In 1958, the Lions traded Layne to the Pittsburgh Steelers. Layne responded to the trade by supposedly saying that the Lions would "not win for 50 years".[4] This story has been disputed as being a hoax, particularly because the quote was never published at the time.[5]

Still, for the next 50 years after the trade, the Lions accumulated the worst winning percentage of any team in the NFL. They are still one of only two franchises that have been in the NFL since 1970 that have not played in a Super Bowl (the other team is the Cleveland Browns, although the first Browns team did win the Super Bowl after the 2000 and 2012 seasons as the transplanted Baltimore Ravens). The Lions, for those 50 years, were 1-10 in ten postseason appearances; their lone playoff win came against Dallas following the 1991 regular season. In the last year of the supposed curse, 2008, Detroit went 0-16 and thus became the first team to lose every game of a 16-game season.

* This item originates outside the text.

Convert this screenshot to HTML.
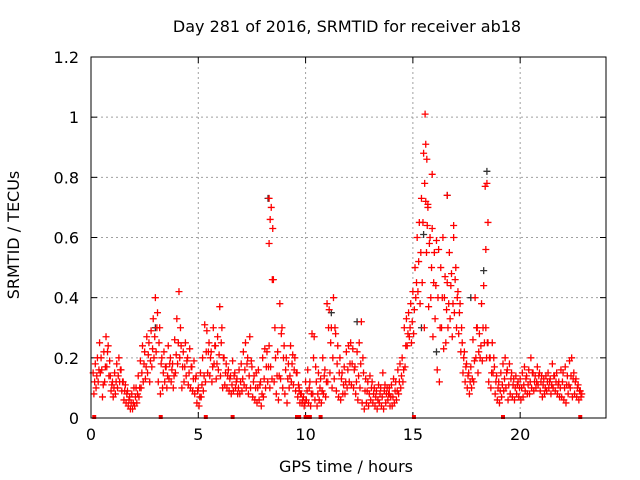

Coincidentally, in the 2009 NFL Draft, right after the curse supposedly expired, the Detroit Lions drafted University of Georgia quarterback Matthew Stafford first overall. He came from Highland Park High School, the same high school as Layne, and lived in a house on the same street as Layne's.[6] In 2011, Stafford's first full injury-free season, he led the Lions to their first playoff berth since 1999 but still failed to win a playoff game when Drew Brees and the New Orleans Saints routed them in the Mercedes-Benz Superdome.